Even more recently, wider usability has been provided by Datawind – a British based company but operating out of India – makers of the Aakash Tablet for the Indian Government at around $45 each. They state:

 “Our motto is ‘Bridging the Digital Divide’. We are committed to bringing the next billion people into the internet age by offering internet access devices with very affordable, anywhere, anytime internet connectivity.” (www.datawind.com).

Founded by Suneet Singh Tuli, products are now in service and this is beginning to create the hardware to complement the software that is now available.

The final piece is the communication system, which the internet (ever-growing) is supplying in quantities quite capable of providing access to almost all – worldwide. Where this is patchy (or vulnerable through security issues) satellite communications is feasible (such as offered by Inmarsat.

Global Education

The opportunity that has been witnessed on a small scale through YouTube and other, on-line video technology in the west is now opening up in two, main ways.

First, remote learning is beginning to be seen as an alternative to the high cost of a tertiary education. As the Socionomics Institute article puts forward – “Stanford professor Sebastian Thrun offers remote students the same lectures, assignments and exams that on-campus students pay $50,000 a year for.”

 This means that the standard model for education can change – remote education can offer all potential students at any time progressively higher standards of education wherever they are. Distance learning is now becoming a real alternative – although it is bound to take years to establish and years to wean us off the “establishment” consensus. Of course, education is more than just study  – it includes many of life’s social requirements, too. However, while we don’t get to go to Eton or Oxbridge – we can all aspire to inspirational teaching wherever it comes from.

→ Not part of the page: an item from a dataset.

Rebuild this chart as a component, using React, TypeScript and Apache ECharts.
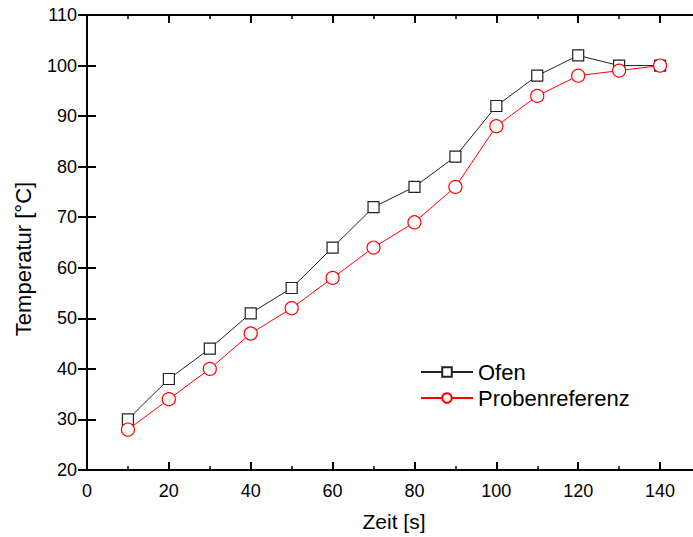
import React, { useEffect, useRef } from "react";
import * as echarts from "echarts";

const zeit = [10, 20, 30, 40, 50, 60, 70, 80, 90, 100, 110, 120, 130, 140];
const ofen = [30, 38, 44, 51, 56, 64, 72, 76, 82, 92, 98, 102, 100, 100];
const probenreferenz = [28, 34, 40, 47, 52, 58, 64, 69, 76, 88, 94, 98, 99, 100];

const FONT = "'Liberation Sans', Arial, sans-serif";

export default function App() {
  const ref = useRef<HTMLDivElement>(null);
  useEffect(() => {
    if (!ref.current) return;
    const chart = echarts.init(ref.current, null, { renderer: "svg" });
    const axisLine = { show: true, lineStyle: { color: "#000", width: 2 } };
    chart.setOption({
      animation: false,
      backgroundColor: "#fff",
      textStyle: { fontFamily: FONT },
      grid: { left: 87, top: 15, right: 1, bottom: 67 },
      graphic: [
        {
          type: "text",
          x: 23,
          y: 259,
          rotation: Math.PI / 2,
          style: {
            text: "Temperatur [°C]",
            fontFamily: FONT,
            fontSize: 22,
            fill: "#000",
            align: "center",
            verticalAlign: "middle",
          },
        },
      ],
      legend: {
        orient: "vertical",
        left: 415,
        top: 356,
        itemWidth: 52,
        itemHeight: 12,
        itemGap: 4,
        textStyle: { fontFamily: FONT, fontSize: 22, color: "#000" },
        data: ["Ofen", "Probenreferenz"],
      },
      xAxis: [
        {
          type: "value",
          min: 0,
          max: 150,
          interval: 20,
          position: "bottom",
          name: "Zeit [s]",
          nameLocation: "middle",
          nameGap: 41,
          nameTextStyle: { fontFamily: FONT, fontSize: 21, color: "#000" },
          axisLine,
          axisTick: { show: true, inside: true, length: 8, lineStyle: { color: "#000", width: 2 } },
          minorTick: { show: true, splitNumber: 2, length: 4, lineStyle: { color: "#000", width: 1.5 } },
          axisLabel: { fontFamily: FONT, fontSize: 18, color: "#000", margin: 12, showMaxLabel: false },
          splitLine: { show: false },
        },
        {
          type: "value",
          min: 0,
          max: 150,
          interval: 20,
          position: "top",
          axisLine,
          axisTick: { show: true, inside: true, length: 8, lineStyle: { color: "#000", width: 2 } },
          minorTick: { show: true, splitNumber: 2, length: 4, lineStyle: { color: "#000", width: 1.5 } },
          axisLabel: { show: false },
          splitLine: { show: false },
        },
      ],
      yAxis: [
        {
          type: "value",
          min: 20,
          max: 110,
          interval: 10,
          position: "left",
          axisLine,
          axisTick: { show: true, inside: true, length: 9, lineStyle: { color: "#000", width: 2 } },
          axisLabel: { fontFamily: FONT, fontSize: 18, color: "#000", margin: 10 },
          splitLine: { show: false },
        },
        {
          type: "value",
          min: 20,
          max: 110,
          interval: 10,
          position: "right",
          axisLine,
          axisTick: { show: true, inside: true, length: 9, lineStyle: { color: "#000", width: 2 } },
          axisLabel: { show: false },
          splitLine: { show: false },
        },
      ],
      series: [
        {
          name: "Ofen",
          type: "line",
          data: zeit.map((x, i) => [x, ofen[i]]),
          symbol: "rect",
          symbolSize: 11,
          color: "#222",
          lineStyle: { color: "#222", width: 1 },
          itemStyle: { color: "#fff", borderColor: "#222", borderWidth: 1.2 },
          z: 3,
        },
        {
          name: "Probenreferenz",
          type: "line",
          data: zeit.map((x, i) => [x, probenreferenz[i]]),
          symbol: "circle",
          symbolSize: 13,
          color: "#ff0000",
          lineStyle: { color: "#ff0000", width: 1 },
          itemStyle: { color: "#fff", borderColor: "#ff0000", borderWidth: 1.2 },
          z: 4,
        },
      ],
    });
    return () => chart.dispose();
  }, []);
  return (
    <div
      style={{ position: "absolute", left: 0, top: 0, width: 693, height: 537, overflow: "hidden", background: "#fff" }}
    >
      <div ref={ref} style={{ width: 702, height: 537 }} />
    </div>
  );
}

More than this, though, remote learning opportunities are now opening up the potential for the world outside the land of Yale and Harvard, Oxford and Cambridge. This is the world where education is prized such as in India or China, but not obtainable to the mass of people there. It is also the world where education is not prized – such as in Afghanistan where girls are omitted from the education system.

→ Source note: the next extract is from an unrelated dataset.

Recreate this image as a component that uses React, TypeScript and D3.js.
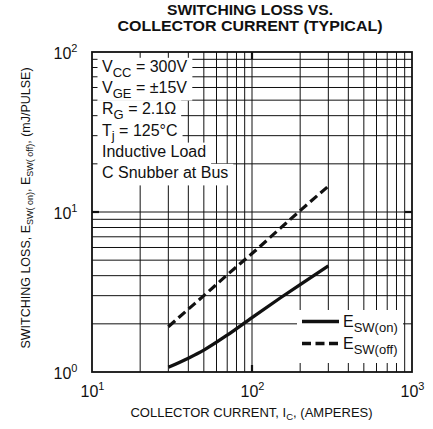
import React, { useEffect, useRef } from "react";
import * as d3 from "d3";

// ---- data ----
const currentA = [30, 40, 50, 70, 100, 150, 200, 300];
const eSwOn = [1.07, 1.22, 1.37, 1.7, 2.19, 2.9, 3.52, 4.6];
const eSwOff = [1.92, 2.47, 3.0, 4.05, 5.5, 7.9, 10.2, 14.5];
const xDecades = [10, 100, 1000];
const xDecadeExp = ["1", "2", "3"];
const yDecades = [1, 10, 100];
const yDecadeExp = ["0", "1", "2"];
const titleLines = ["SWITCHING LOSS VS.", "COLLECTOR CURRENT (TYPICAL)"];
const conditions: [string, string, string][] = [
  ["V", "CC", " = 300V"],
  ["V", "GE", " = ±15V"],
  ["R", "G", " = 2.1Ω"],
  ["T", "j", " = 125°C"],
  ["Inductive Load", "", ""],
  ["C Snubber at Bus", "", ""],
];
const legendItems = [
  { name: "SW(on)", dash: "" },
  { name: "SW(off)", dash: "9,4.5" },
];

const W = 433;
const H = 429;
const FONT = "'Liberation Sans', Arial, Helvetica, sans-serif";

export default function App() {
  const ref = useRef<SVGSVGElement | null>(null);

  useEffect(() => {
    const svg = d3.select(ref.current);
    svg.selectAll("*").remove();

    const x = d3.scaleLog().domain([10, 1000]).range([92, 412]);
    const y = d3.scaleLog().domain([1, 100]).range([372, 52]);
    const [x0, x1] = x.range();
    const [y0, y1] = [y(1), y(100)];

    const g = svg.append("g");

    // title
    const titleWidths = [166, 265];
    titleLines.forEach((t, i) => {
      g.append("text")
        .attr("x", 250)
        .attr("y", 15 + i * 16.2)
        .attr("text-anchor", "middle")
        .attr("font-family", FONT)
        .attr("font-weight", "bold")
        .attr("font-size", 14)
        .attr("textLength", titleWidths[i])
        .attr("lengthAdjust", "spacingAndGlyphs")
        .attr("fill", "#111")
        .text(t);
    });

    // grid
    const xMinor: number[] = [];
    const yMinor: number[] = [];
    [10, 100].forEach((d) => {
      for (let k = 2; k <= 9; k++) xMinor.push(d * k);
    });
    [1, 10].forEach((d) => {
      for (let k = 2; k <= 9; k++) yMinor.push(d * k);
    });
    const grid = g.append("g").attr("stroke", "#111").attr("stroke-width", 1);
    [...xMinor, 100].forEach((v) => {
      grid.append("line").attr("x1", x(v)).attr("x2", x(v)).attr("y1", y1).attr("y2", y0);
    });
    [...yMinor, 10].forEach((v) => {
      grid.append("line").attr("x1", x0).attr("x2", x1).attr("y1", y(v)).attr("y2", y(v));
    });

    // curves
    const line = d3
      .line<number>()
      .x((_, i) => x(currentA[i]))
      .y((d) => y(d))
      .curve(d3.curveMonotoneX);
    g.append("path")
      .attr("d", line(eSwOn) || "")
      .attr("fill", "none")
      .attr("stroke", "#111")
      .attr("stroke-width", 3.3);
    g.append("path")
      .attr("d", line(eSwOff) || "")
      .attr("fill", "none")
      .attr("stroke", "#111")
      .attr("stroke-width", 3.2)
      .attr("stroke-dasharray", "9,4.5");

    // conditions box
    const rects = g.append("g");
    const texts = g.append("g");
    const textX = 102;
    const lineH = 21.2;
    conditions.forEach((c, i) => {
      const base = 72 + i * lineH;
      const t = texts
        .append("text")
        .attr("x", textX)
        .attr("y", base)
        .attr("font-family", FONT)
        .attr("font-size", 16)
        .attr("fill", "#111");
      t.append("tspan").text(c[0]);
      if (c[1]) {
        t.append("tspan").attr("font-size", 13).attr("dy", 4.5).text(c[1]);
        t.append("tspan").attr("dy", -4.5).text(c[2]);
      }
      const w = (t.node() as SVGTextElement).getBBox().width;
      rects
        .append("rect")
        .attr("x", 97.5)
        .attr("y", base - 14.2)
        .attr("width", textX - 97.5 + w + 5)
        .attr("height", lineH + 0.4)
        .attr("fill", "#fff");
    });

    // legend
    g.append("rect")
      .attr("x", 297)
      .attr("y", 310)
      .attr("width", 106)
      .attr("height", 53)
      .attr("fill", "#fff");
    legendItems.forEach((it, i) => {
      const ly = 321.5 + i * 22;
      g.append("line")
        .attr("x1", 302)
        .attr("x2", 339)
        .attr("y1", ly)
        .attr("y2", ly)
        .attr("stroke", "#111")
        .attr("stroke-width", 3.3)
        .attr("stroke-dasharray", it.dash || null);
      const t = g
        .append("text")
        .attr("x", 343)
        .attr("y", ly + 5.5)
        .attr("font-family", FONT)
        .attr("font-size", 16)
        .attr("fill", "#111");
      t.append("tspan").text("E");
      t.append("tspan").attr("font-size", 13).attr("dy", 5).text(it.name);
    });

    // frame
    g.append("rect")
      .attr("x", x0)
      .attr("y", y1)
      .attr("width", x1 - x0)
      .attr("height", y0 - y1)
      .attr("fill", "none")
      .attr("stroke", "#111")
      .attr("stroke-width", 1.8);

    // major decade tick stubs
    const majT = g.append("g").attr("stroke", "#111").attr("stroke-width", 2.2);
    majT.append("line").attr("x1", x(100)).attr("x2", x(100)).attr("y1", y1).attr("y2", y1 + 7);
    majT.append("line").attr("x1", x(100)).attr("x2", x(100)).attr("y1", y0).attr("y2", y0 - 7);
    majT.append("line").attr("x1", x0).attr("x2", x0 + 7).attr("y1", y(10)).attr("y2", y(10));
    majT.append("line").attr("x1", x1).attr("x2", x1 - 7).attr("y1", y(10)).attr("y2", y(10));

    // x tick labels
    xDecades.forEach((v, i) => {
      const t = g
        .append("text")
        .attr("x", x(v) - 11.5)
        .attr("y", 397)
        .attr("font-family", FONT)
        .attr("font-size", 16)
        .attr("fill", "#111");
      t.append("tspan").text("10");
      t.append("tspan").attr("font-size", 11).attr("dy", -7).text(xDecadeExp[i]);
    });

    // y tick labels
    yDecades.forEach((v, i) => {
      const t = g
        .append("text")
        .attr("x", 53.5)
        .attr("y", y(v) + 6.5)
        .attr("font-family", FONT)
        .attr("font-size", 16)
        .attr("fill", "#111");
      t.append("tspan").text("10");
      t.append("tspan").attr("font-size", 11).attr("dy", -7).text(yDecadeExp[i]);
    });

    // x axis label
    const xl = g
      .append("text")
      .attr("x", 251.5)
      .attr("y", 417)
      .attr("text-anchor", "middle")
      .attr("font-family", FONT)
      .attr("font-size", 13)
      .attr("fill", "#111");
    xl.append("tspan").text("COLLECTOR CURRENT, I");
    xl.append("tspan").attr("font-size", 9.5).attr("dy", 3).text("C");
    xl.append("tspan").attr("dy", -3).text(", (AMPERES)");

    // y axis label
    const yl = g
      .append("text")
      .attr("transform", "translate(30,208) rotate(-90)")
      .attr("text-anchor", "middle")
      .attr("font-family", FONT)
      .attr("font-size", 12.5)
      .attr("fill", "#111");
    yl.append("tspan").text("SWITCHING LOSS, E");
    yl.append("tspan").attr("font-size", 9).attr("dy", 3).text("SW( on)");
    yl.append("tspan").attr("dy", -3).text(", E");
    yl.append("tspan").attr("font-size", 9).attr("dy", 3).text("SW( off)");
    yl.append("tspan").attr("dy", -3).text(", (mJ/PULSE)");
  }, []);

  return (
    <svg
      ref={ref}
      width={W}
      height={H}
      viewBox={`0 0 ${W} ${H}`}
      style={{ position: "absolute", left: 0, top: 0, background: "#fff" }}
    />
  );
}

Future Brilliance, a non-profit and where I am a Director, is opening up this area through its work (www.futurebrilliance.net) in Afghanistan and through the potential that distance learning provides is now working on a number of solutions that could drive education into areas that have not benefited in the past from technological change and the reach that educationalists and the internet now enable.

This is an example of creative destruction where education norms could be shattered worldwide but where education (the basis for any society) is now becoming attainable everywhere. Although massive hurdles need to be overcome in terms of technology and, in many areas, social norms and security, the potential for the world to entertain new educational horizons is enormous.

Embracing the Online

The opportunity is also a challenge – not just technological but social. In countries such as as the UK, there is an opportunity to provide the best in remote education to the most deprived areas and government should work not just to have federalism in schools but also ensure that the best schools (many of them independent – i.e. private, fee-paying schools and benefitting from charitable status) are required to provide such learning modules as part of their charitable status. Excellence can be shared in ways that teacher transfer agreements cannot be – from one to one to one to many. The same can be done throughout education.

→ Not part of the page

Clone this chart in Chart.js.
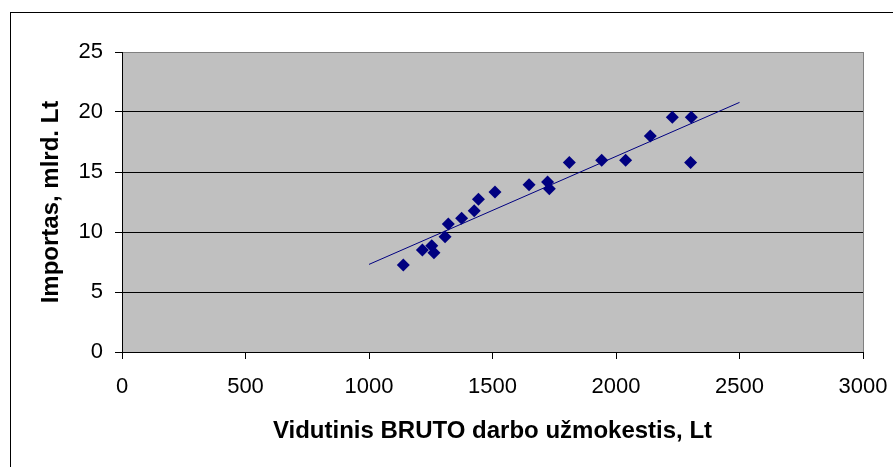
<!DOCTYPE html>
<html>
<head>
<meta charset="utf-8">
<script src="https://cdn.jsdelivr.net/npm/chart.js@4/dist/chart.umd.min.js"></script>
<style>
  html, body { margin: 0; padding: 0; background: #fff; }
  #wrap { width: 893px; height: 467px; }
</style>
</head>
<body>
<div id="wrap"><canvas id="scatter-widget" width="893" height="467"></canvas></div>
<script>
// wage (Lt) vs import (mlrd. Lt)
const wages = [1139, 1216, 1254, 1263, 1308, 1321, 1375, 1426, 1443, 1510, 1648, 1723, 1730, 1811, 1942, 2039, 2139, 2228, 2305, 2302];
const imports = [7.25, 8.5, 8.86, 8.28, 9.6, 10.67, 11.14, 11.78, 12.72, 13.33, 13.94, 14.17, 13.61, 15.8, 15.97, 15.97, 18.0, 19.56, 19.56, 15.8];

// linear trend line end points
const trendX = [1000, 2500];
const trendY = [7.3, 20.8];

const xTicks = [0, 500, 1000, 1500, 2000, 2500, 3000];
const yTicks = [0, 5, 10, 15, 20, 25];

const tickFont = { family: "'Liberation Sans', Arial, sans-serif", size: 22 };
const titleFont = { family: "'Liberation Sans', Arial, sans-serif", size: 24, weight: 'bold' };

// gray plot area + frames
const plotBack = {
    id: 'plotBack',
    beforeDraw(chart) {
        const { ctx, chartArea: a } = chart;
        ctx.save();
        ctx.fillStyle = '#ffffff';
        ctx.fillRect(0, 0, chart.width, chart.height);
        ctx.fillStyle = '#c0c0c0';
        ctx.fillRect(a.left, a.top, a.right - a.left, a.bottom - a.top);
        ctx.strokeStyle = '#000000';
        ctx.lineWidth = 1;
        ctx.strokeRect(10.5, 12.5, chart.width, chart.height);
        ctx.restore();
    },
    beforeDatasetsDraw(chart) {
        const { ctx, chartArea: a } = chart;
        ctx.save();
        ctx.strokeStyle = '#808080';
        ctx.lineWidth = 1;
        ctx.beginPath();
        ctx.moveTo(Math.round(a.right) + 0.5, a.top);
        ctx.lineTo(Math.round(a.right) + 0.5, a.bottom);
        ctx.stroke();
        ctx.restore();
    }
};

const ctx = document.getElementById('scatter-widget').getContext('2d');

const chart = new Chart(ctx, {
    type: 'scatter',
    data: {
        datasets: [{
            label: 'Importas',
            data: wages.map((w, i) => ({ x: w, y: imports[i] })),
            pointStyle: 'rectRot',
            pointRadius: 6.5,
            pointHoverRadius: 6.5,
            backgroundColor: '#000080',
            borderColor: '#000080',
            borderWidth: 0,
            order: 1
        }, {
            label: 'Trend',
            data: trendX.map((x, i) => ({ x: x, y: trendY[i] })),
            showLine: true,
            pointRadius: 0,
            borderColor: '#000080',
            borderWidth: 1,
            order: 2
        }]
    },
    options: {
        responsive: false,
        animation: false,
        events: [],
        layout: { padding: { left: 10, right: 30, top: 52, bottom: 0 } },
        plugins: {
            legend: { display: false },
            tooltip: { enabled: false }
        },
        scales: {
            x: {
                type: 'linear',
                min: 0,
                max: 3000,
                afterBuildTicks: (s) => { s.ticks = xTicks.map(v => ({ value: v })); },
                afterFit: (s) => { s.height = 115; s.paddingLeft = 0; s.paddingRight = 0; },
                ticks: { font: tickFont, color: '#000', padding: 15, maxRotation: 0, callback: (v) => String(v) },
                grid: { drawOnChartArea: false, tickLength: 7, tickColor: '#000' },
                border: { color: '#000', width: 1 },
                title: {
                    display: true,
                    text: 'Vidutinis BRUTO darbo užmokestis, Lt',
                    font: titleFont,
                    color: '#000',
                    padding: { top: 0, bottom: 21 }
                }
            },
            y: {
                type: 'linear',
                min: 0,
                max: 25,
                afterBuildTicks: (s) => { s.ticks = yTicks.map(v => ({ value: v })); },
                afterFit: (s) => { s.width = 112; s.paddingTop = 0; s.paddingBottom = 0; },
                ticks: { font: tickFont, color: '#000', padding: 12, callback: (v) => String(v) },
                grid: {
                    color: (c) => (c.tick && c.tick.value === 25 ? '#808080' : '#000000'),
                    tickLength: 7,
                    tickColor: '#000'
                },
                border: { color: '#000', width: 1 },
                title: {
                    display: true,
                    text: 'Importas, mlrd. Lt',
                    font: titleFont,
                    color: '#000',
                    padding: { top: 27, bottom: 0 }
                }
            }
        }
    },
    plugins: [plotBack]
});
</script>
</body>
</html>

The challenge is then to promote the ethos of the best – and that links to parental and community responsibility and access. However, the learning essentials can be made real.

Elsewhere, education opportunities can be established where none exist now. Here the challenges may be those of normal business (where bribery and corruption are the norm) or where real social attitudes need radical change – and may lead to threats against the educated for just taking advantage of the opportunity. In Afghanistan, there is a deep-seated social antipathy to girls taking advantage of education. In Pakistan, Malala Yousafzai is a shining example of the courage of a girl (and her father) determined to be educated as well as a dismal example of the threats against such progress.

Nevertheless, technology opens up the opportunities and the creative destructionism that is on offer is being backed by individuals and companies and by some governments. the opportunities are now endless.